▸ Your objective: Here is the task for the listing below: output exactly the lines from the one containing "Give me the D3.js source for this chart." through the one containing "const withoutSRm = [18.7, -4.1, -24.7, -43.3, -61.0];", and leave out the pictures.

▸ Data for this task:
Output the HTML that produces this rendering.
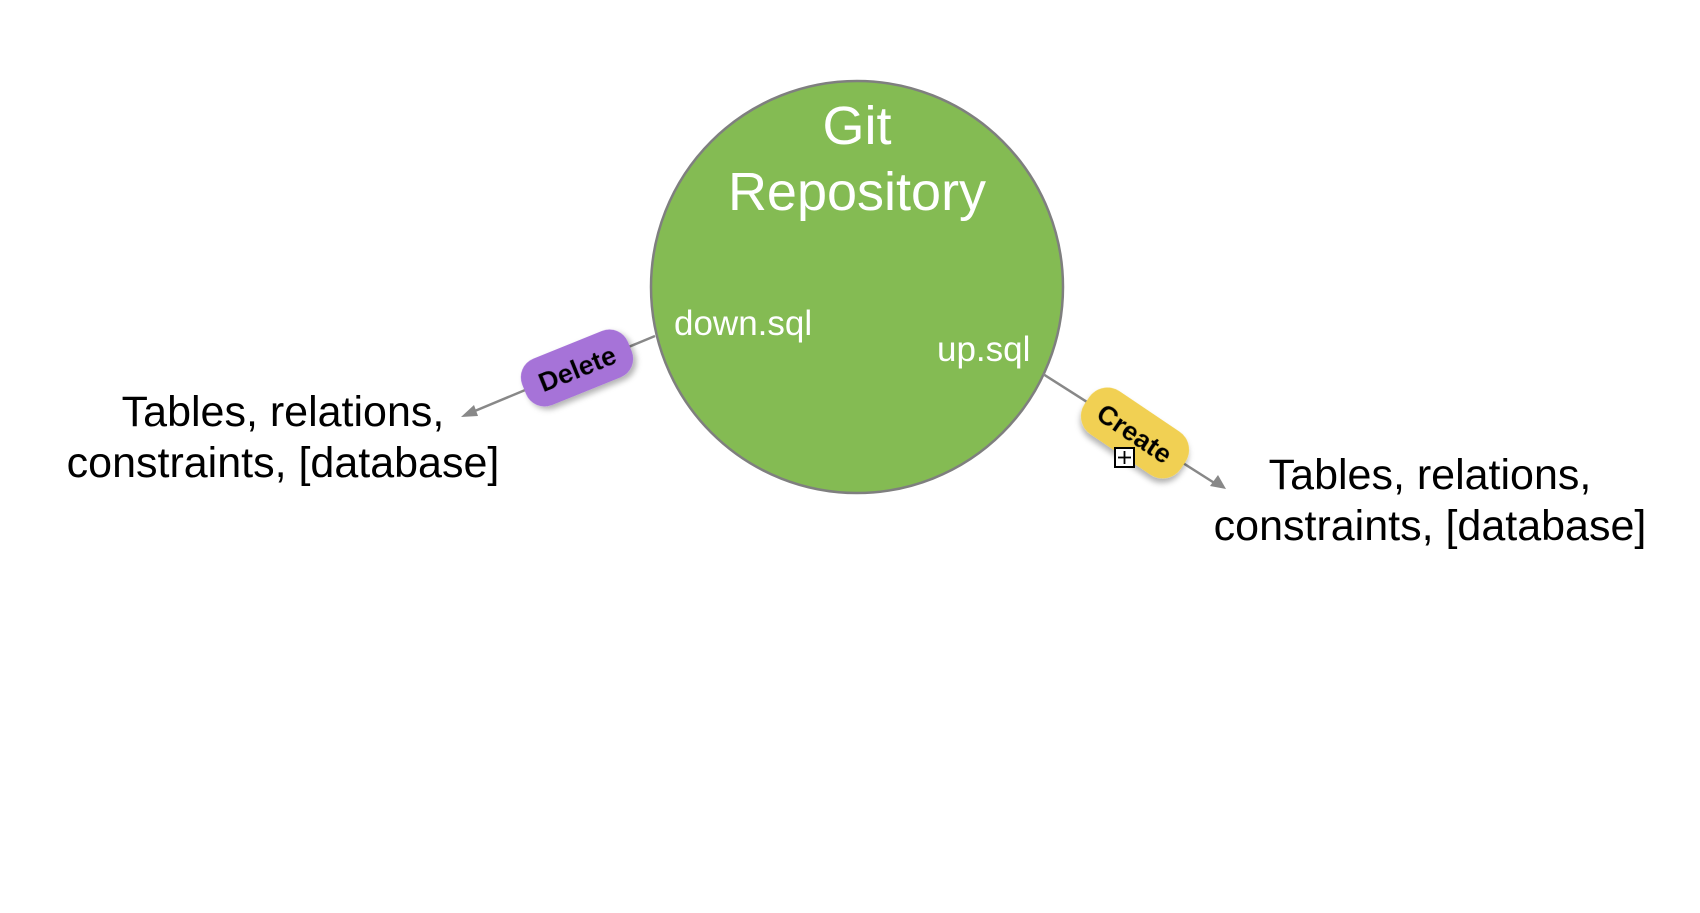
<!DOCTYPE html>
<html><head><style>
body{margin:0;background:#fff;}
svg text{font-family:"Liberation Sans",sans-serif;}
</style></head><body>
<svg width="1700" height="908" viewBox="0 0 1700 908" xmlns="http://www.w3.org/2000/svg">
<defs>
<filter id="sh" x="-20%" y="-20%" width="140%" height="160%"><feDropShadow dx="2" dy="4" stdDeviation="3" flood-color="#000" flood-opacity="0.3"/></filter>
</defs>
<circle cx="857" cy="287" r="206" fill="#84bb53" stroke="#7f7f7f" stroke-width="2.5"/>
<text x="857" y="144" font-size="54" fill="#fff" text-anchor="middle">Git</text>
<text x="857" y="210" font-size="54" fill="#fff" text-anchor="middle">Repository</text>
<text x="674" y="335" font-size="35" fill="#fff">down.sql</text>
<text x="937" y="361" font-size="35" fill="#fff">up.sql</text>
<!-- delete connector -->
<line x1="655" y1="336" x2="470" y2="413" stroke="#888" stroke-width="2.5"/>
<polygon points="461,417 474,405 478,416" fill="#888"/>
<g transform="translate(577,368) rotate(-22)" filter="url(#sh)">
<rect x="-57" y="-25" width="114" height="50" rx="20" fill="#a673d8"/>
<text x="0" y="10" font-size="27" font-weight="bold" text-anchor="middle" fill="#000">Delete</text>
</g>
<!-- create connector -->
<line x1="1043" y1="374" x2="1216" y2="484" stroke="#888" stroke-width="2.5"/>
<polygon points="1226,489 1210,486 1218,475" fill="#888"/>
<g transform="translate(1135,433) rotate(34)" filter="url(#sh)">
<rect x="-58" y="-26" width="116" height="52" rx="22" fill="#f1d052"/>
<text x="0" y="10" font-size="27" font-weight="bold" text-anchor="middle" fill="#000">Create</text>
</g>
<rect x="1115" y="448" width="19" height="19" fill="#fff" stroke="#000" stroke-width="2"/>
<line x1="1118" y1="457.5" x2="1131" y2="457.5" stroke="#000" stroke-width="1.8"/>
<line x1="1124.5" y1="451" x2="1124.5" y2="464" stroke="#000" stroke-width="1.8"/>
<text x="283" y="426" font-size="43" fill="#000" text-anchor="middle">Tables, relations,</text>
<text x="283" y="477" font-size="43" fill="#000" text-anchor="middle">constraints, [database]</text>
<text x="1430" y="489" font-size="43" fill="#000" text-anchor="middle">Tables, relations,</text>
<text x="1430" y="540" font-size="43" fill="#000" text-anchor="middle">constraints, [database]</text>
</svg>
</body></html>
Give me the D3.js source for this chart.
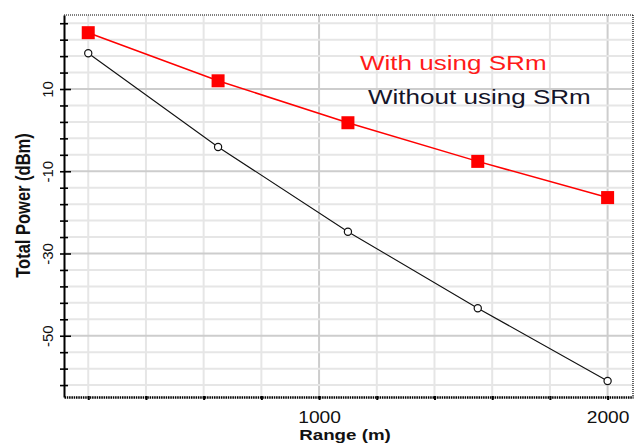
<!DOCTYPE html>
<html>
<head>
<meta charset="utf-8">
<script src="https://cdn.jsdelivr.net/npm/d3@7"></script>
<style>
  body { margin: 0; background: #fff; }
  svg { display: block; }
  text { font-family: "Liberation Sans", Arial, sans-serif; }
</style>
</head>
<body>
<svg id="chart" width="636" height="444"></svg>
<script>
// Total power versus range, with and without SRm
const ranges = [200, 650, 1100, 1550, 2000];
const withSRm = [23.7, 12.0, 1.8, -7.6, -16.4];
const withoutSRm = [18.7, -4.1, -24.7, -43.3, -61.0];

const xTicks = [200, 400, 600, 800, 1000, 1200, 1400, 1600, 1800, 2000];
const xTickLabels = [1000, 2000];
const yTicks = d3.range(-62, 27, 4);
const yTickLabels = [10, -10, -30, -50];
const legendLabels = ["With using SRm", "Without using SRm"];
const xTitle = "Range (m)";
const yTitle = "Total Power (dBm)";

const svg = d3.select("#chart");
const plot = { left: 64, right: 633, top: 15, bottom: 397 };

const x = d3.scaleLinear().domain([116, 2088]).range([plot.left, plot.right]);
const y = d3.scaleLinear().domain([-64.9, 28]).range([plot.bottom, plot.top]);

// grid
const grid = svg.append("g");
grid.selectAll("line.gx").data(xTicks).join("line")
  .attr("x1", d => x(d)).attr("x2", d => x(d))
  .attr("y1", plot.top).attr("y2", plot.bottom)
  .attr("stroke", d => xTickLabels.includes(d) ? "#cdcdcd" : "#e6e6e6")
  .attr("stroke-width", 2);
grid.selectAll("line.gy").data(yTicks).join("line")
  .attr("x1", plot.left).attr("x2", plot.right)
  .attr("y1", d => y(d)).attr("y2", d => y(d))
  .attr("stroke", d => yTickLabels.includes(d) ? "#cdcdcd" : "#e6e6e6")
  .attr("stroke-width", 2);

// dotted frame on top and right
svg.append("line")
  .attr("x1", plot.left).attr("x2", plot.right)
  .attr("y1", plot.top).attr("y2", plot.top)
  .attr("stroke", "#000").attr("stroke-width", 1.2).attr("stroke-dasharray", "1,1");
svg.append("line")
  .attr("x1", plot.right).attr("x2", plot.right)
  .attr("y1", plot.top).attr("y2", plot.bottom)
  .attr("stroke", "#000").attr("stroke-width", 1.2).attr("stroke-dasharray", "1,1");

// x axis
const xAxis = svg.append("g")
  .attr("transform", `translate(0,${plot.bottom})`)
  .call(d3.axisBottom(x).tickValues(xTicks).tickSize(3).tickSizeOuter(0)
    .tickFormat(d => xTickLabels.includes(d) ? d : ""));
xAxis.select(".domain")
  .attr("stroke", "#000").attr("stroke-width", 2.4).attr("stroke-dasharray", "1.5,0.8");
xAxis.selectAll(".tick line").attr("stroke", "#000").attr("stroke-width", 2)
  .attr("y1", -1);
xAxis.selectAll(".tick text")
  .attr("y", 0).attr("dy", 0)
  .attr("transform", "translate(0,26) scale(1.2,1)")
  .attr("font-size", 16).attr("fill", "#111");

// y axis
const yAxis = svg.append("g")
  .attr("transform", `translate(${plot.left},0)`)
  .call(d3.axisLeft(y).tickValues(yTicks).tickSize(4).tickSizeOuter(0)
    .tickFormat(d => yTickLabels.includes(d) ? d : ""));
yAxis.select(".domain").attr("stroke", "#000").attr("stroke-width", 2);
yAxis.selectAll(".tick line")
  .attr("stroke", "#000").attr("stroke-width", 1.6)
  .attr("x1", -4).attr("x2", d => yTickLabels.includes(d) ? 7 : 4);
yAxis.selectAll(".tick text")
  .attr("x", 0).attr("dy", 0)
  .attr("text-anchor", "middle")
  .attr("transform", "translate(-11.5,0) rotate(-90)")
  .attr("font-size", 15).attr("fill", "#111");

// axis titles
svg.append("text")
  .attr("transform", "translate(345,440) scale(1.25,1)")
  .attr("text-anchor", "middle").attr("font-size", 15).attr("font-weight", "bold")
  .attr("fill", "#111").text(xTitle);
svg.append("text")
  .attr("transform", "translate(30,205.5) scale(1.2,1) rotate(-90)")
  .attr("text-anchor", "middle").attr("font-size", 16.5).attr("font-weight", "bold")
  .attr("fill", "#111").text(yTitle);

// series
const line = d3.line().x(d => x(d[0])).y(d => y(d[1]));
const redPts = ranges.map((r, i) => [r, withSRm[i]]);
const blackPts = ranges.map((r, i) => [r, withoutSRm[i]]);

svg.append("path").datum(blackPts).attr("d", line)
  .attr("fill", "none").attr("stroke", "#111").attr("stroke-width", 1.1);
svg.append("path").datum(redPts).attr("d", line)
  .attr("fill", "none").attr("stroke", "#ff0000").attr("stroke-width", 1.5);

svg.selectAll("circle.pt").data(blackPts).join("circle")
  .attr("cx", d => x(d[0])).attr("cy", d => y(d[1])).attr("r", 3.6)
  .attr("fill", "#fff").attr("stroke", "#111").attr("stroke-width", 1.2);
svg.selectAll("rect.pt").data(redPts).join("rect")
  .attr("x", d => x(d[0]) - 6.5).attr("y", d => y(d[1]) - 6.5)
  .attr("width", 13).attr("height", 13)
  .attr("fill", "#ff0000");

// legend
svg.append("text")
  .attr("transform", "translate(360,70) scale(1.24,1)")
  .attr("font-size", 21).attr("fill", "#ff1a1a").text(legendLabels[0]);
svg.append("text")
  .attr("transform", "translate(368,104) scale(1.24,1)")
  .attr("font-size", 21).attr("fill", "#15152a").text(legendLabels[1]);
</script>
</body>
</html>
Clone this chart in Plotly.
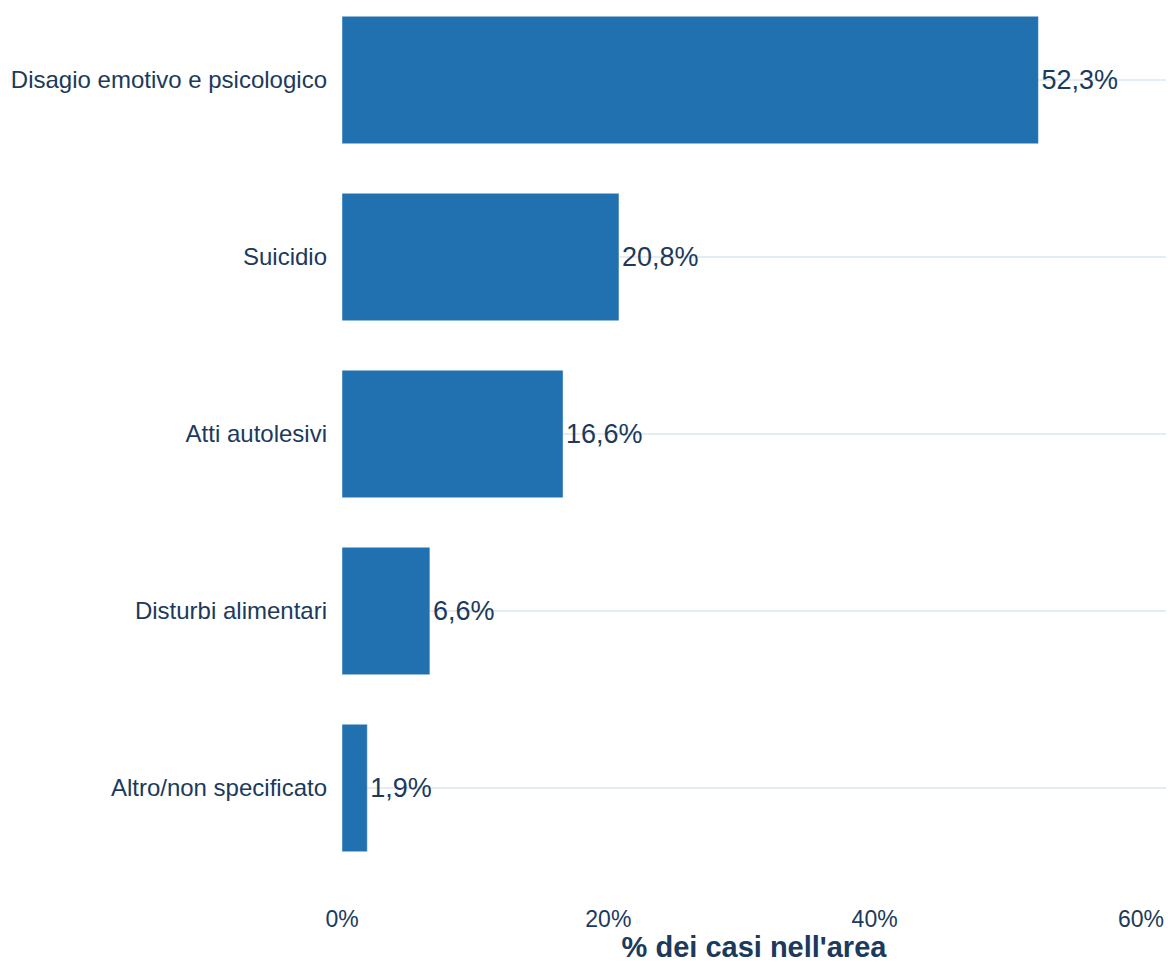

▸ Solution to the exercise:
Give me the D3.js source for this chart.
<!DOCTYPE html>
<html>
<head>
<meta charset="utf-8">
<script src="https://cdn.jsdelivr.net/npm/d3@7"></script>
<style>
  body { margin: 0; background: #fff; }
  svg { display: block; }
  text { font-family: "Liberation Sans", Arial, sans-serif; }
</style>
</head>
<body>
<svg id="chart" width="636" height="444"></svg>
<script>
// Total power versus range, with and without SRm
const ranges = [200, 650, 1100, 1550, 2000];
const withSRm = [23.7, 12.0, 1.8, -7.6, -16.4];
const withoutSRm = [18.7, -4.1, -24.7, -43.3, -61.0];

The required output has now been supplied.